The Court of Appeal has held, by a majority, that no binding agreement was reached between the seller of several flats and an estate agent, as the parties had failed to agree the circumstances in which the agreed rate of commission would fall due. This was a critical term which, the court said, could not be decided by reference to the standard of reasonableness. That meant the agent was not entitled to commission when the flats were sold to a purchaser he had introduced: Wells v Devani [2016] EWCA Civ 1106.

The Court of Appeal in this case expressed the view that the courts cannot imply terms into an agreement where to do so would transform an incomplete bargain into a legally binding contract. There are however many cases in which the courts have held that a failure to agree essential terms was not fatal to the formation of a binding contract, where it was clear that the parties intended to form a binding contract and the court could fill in the missing term for example by reference to a reasonable price or reasonable time of performance (see for example this blog post).

There may be room for some debate as to precisely how these authorities should be reconciled. As a practical matter, however, what is clear is that parties should expressly agree all essential terms if they want to be certain they will be able to enforce the contract against the counterparty.

Chris Bushell and Tom Brown, a partner and associate in our disputes team, consider the decision further below. For more on when the courts will find that there is a binding contract, and the problems that can arise, see our contract disputes practical guide: When do you have a binding contract?

Background

The dispute arose out of the sale of flats in Hackney, which had been developed by a joint venture partly owned by Mr Wells. Mr Wells had sold half of the fourteen flats in the development, but had been unable to sell the remaining seven. A neighbour introduced Mr Wells to Mr Devani, an estate agent based in London.

Mr Devani and Mr Wells spoke on the telephone on 29 January 2008. During this call Mr Wells asked Mr Devani about his fees and Mr Devani replied that his standard terms were 2% plus VAT. No discussions were held regarding the circumstances in which that commission would fall due.

There were two issues before the Court of Appeal: (i) whether the discussion between Mr Devani and Mr Wells gave rise to a legally binding contract; (ii) whether Mr Devani had failed to comply with certain obligations under the Estate Agents Act 1979. We deal only with the first issue below.

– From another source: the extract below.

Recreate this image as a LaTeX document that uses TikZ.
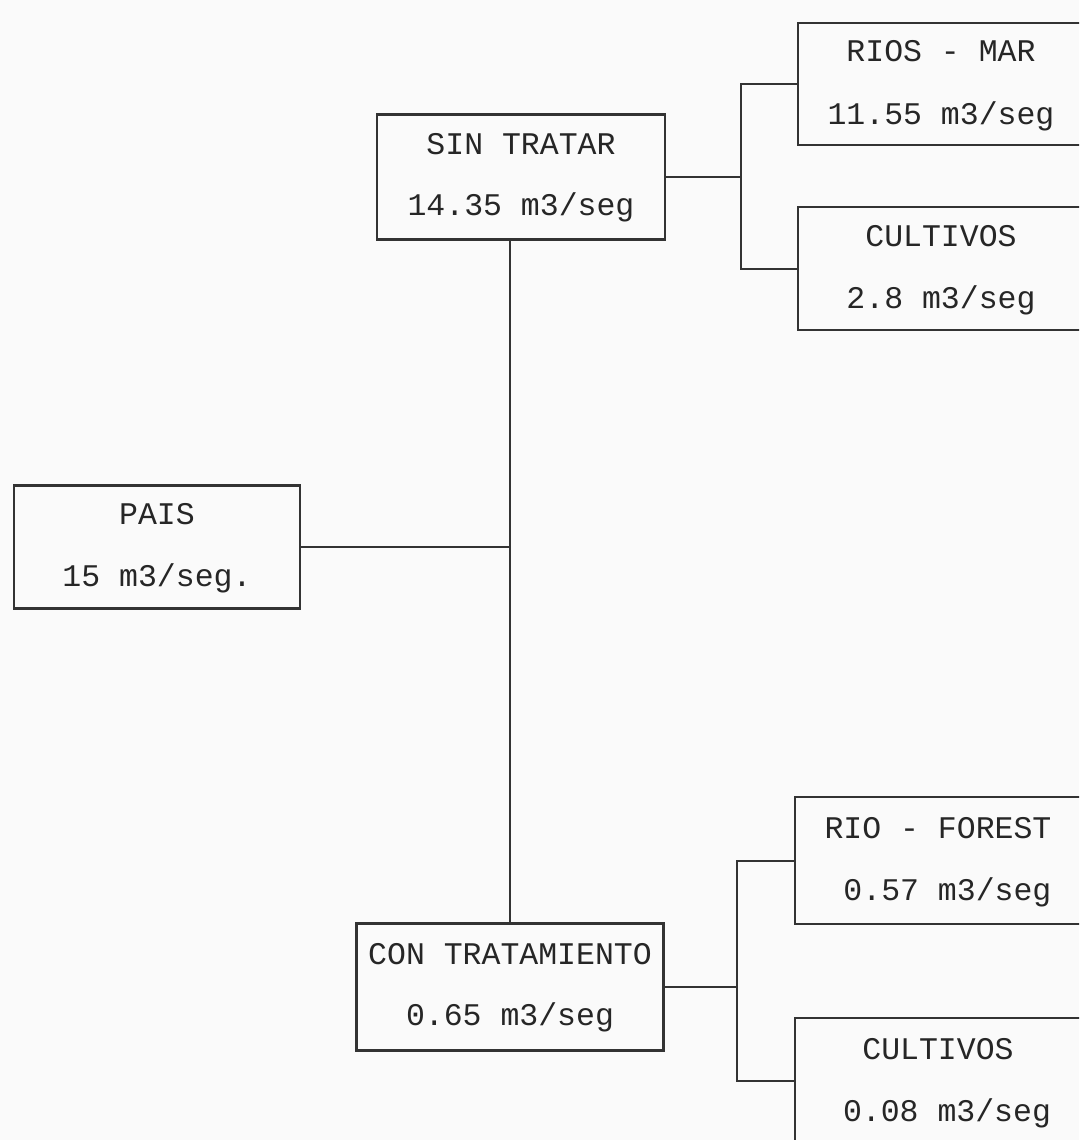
\documentclass[tikz,border=0pt]{standalone}
\usepackage{fontspec}
\setmonofont{Liberation Mono}
\begin{document}
\begin{tikzpicture}[x=1pt,y=-1pt,
  box/.style={draw=black!80, line width=2.4pt, rectangle, inner sep=0pt},
  lbl/.style={anchor=base, inner sep=0pt, font=\ttfamily\fontsize{31.5}{36}\selectfont, text=black!85},
  conn/.style={draw=black!80, line width=2pt}]
\useasboundingbox (0,0) rectangle (1079,1140);
\fill[black!2] (0,0) rectangle (1079,1140);
\begin{scope}
\clip (0,0) rectangle (1079,1140);
% boxes
\node[box, minimum width=286pt, minimum height=123pt] (pais) at (157,547) {};
\node[box, minimum width=288pt, minimum height=125pt] (st) at (521,177) {};
\node[box, minimum width=307pt, minimum height=127pt] (con) at (510,987) {};
\node[box, minimum width=286pt, minimum height=122pt] (rm) at (941,84) {};
\node[box, minimum width=286pt, minimum height=123pt] (cu1) at (941,268.5) {};
\node[box, minimum width=286pt, minimum height=127pt] (rf) at (938,860.5) {};
\node[box, minimum width=286pt, minimum height=126pt] (cu2) at (938,1081) {};
% labels
\node[lbl] (pais1) at ([yshift=23pt]pais.center) {PAIS};
\node[lbl] (pais2) at ([yshift=-39pt]pais.center) {15 m3/seg.};
\node[lbl] (st1) at ([yshift=23pt]st.center) {SIN TRATAR};
\node[lbl] (st2) at ([yshift=-38pt]st.center) {14.35 m3/seg};
\node[lbl] (con1) at ([yshift=23pt]con.center) {CON TRATAMIENTO};
\node[lbl] (con2) at ([yshift=-38pt]con.center) {0.65 m3/seg};
\node[lbl] (rm1) at ([yshift=22pt]rm.center) {RIOS - MAR};
\node[lbl] (rm2) at ([yshift=-40pt]rm.center) {11.55 m3/seg};
\node[lbl] (cu11) at ([yshift=22pt]cu1.center) {CULTIVOS};
\node[lbl] (cu12) at ([yshift=-40pt]cu1.center) {2.8 m3/seg};
\node[lbl] (rf1) at ([yshift=22pt]rf.center) {RIO - FOREST};
\node[lbl] (rf2) at ([yshift=-40pt]rf.center) {\hphantom{0}0.57 m3/seg};
\node[lbl] (cu21) at ([yshift=22pt]cu2.center) {CULTIVOS};
\node[lbl] (cu22) at ([xshift=9pt,yshift=-40pt]cu2.center) {0.08 m3/seg};
% connectors
\coordinate (j) at (510,547);
\draw[conn] (pais.east) -- (j);
\draw[conn] (st.south -| j) -- (con.north -| j);
\coordinate (b1) at (741,177);
\draw[conn] (st.east) -- (b1);
\draw[conn] (rm.west) -| (b1) |- (cu1.west);
\coordinate (b2) at (737,987);
\draw[conn] (con.east) -- (b2);
\draw[conn] (rf.west) -| (b2) |- (cu2.west);
\end{scope}
\end{tikzpicture}
\end{document}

The High Court held that there was a contract between Mr Devani and Mr Wells. Although the parties did not discuss or agree the event which would trigger payment of commission, the judge implied a term that the commission would be due "on the introduction of a buyer who actually completes the purchase". This was, the judge said, the "minimum term necessary to give business efficacy to the parties' intentions…the term least onerous to the client, and the one which nobody would dispute if an officious bystander were to suggest it".

Decision

The Court of Appeal held 2:1 that there was no legally binding contract.

Lewison LJ, with whom McCombe LJ agreed, found that the trial judge's approach was flawed. He recognised that the court may imply terms into a concluded contract, but said that assumes there is a concluded contract into which terms can be implied. He added: "It is not legitimate, under the guise of implying terms, to make a contract for the parties. That is to put the cart before the horse". Lewison LJ referred to the Privy Council decision in Scancarriers A/S v Aotearoa International Ltd [1985] 2 Lloyd's Rep 419, in which Lord Roskill stated that it is not correct in principle, in determining whether there is a binding contract, to combine express and implied terms in order to create what would not otherwise be a legally binding bargain.

In the majority's judgment, the judge fell into that trap in this case. The event giving rise to an estate agent's entitlement to commission was, the court said, of critical importance and there was no one rubric which all estate agency contracts followed. Without an agreement on when and whether any commission would be due, the parties' relations had not been sufficiently particularised for there to be a legally binding agreement. This was a term which was essential for the formation of legally binding relations. It could not, Lewison LJ said, be decided by reference to the standard of reasonableness nor was it a case where the law provided a default rule.

Interestingly, McCombe LJ expressly confirmed that he did not disagree with the judge's finding of fact that the parties intended to make an agreement then and there for Mr Devani to act as Mr Wells's agent on the sale of the flats. However, what they had agreed did not amount to a binding contract and, for the reasons identified by Lewison LJ by reference to Scancarriers, the omission could not be cured by implying a term.

Arden LJ gave a dissenting judgment. In her judgment, the trial judge had made a finding of fact that it was agreed that Mr Devani should be entitled to commission of 2% plus VAT if he found a purchaser for Mr Wells. That contract should be interpreted to mean that the agreed commission should be payable on completion of the purchase by a purchaser Mr Devani had introduced; it was not necessary to imply a term.

In any event, in Arden LJ's opinion, Scancarriers was not a bar to the implication of a term in this case. In Scancarriers, a shipper gave a "quote" for freight rates that would apply for the carriage of the customer's good. The Court of Appeal of New Zealand implied a term imposing a contractual obligation on the shipper so that a contract came into existence between the parties. The Privy Council held that was tantamount to writing a contract for the parties. That was not, in Arden LJ's view, what happened in this case.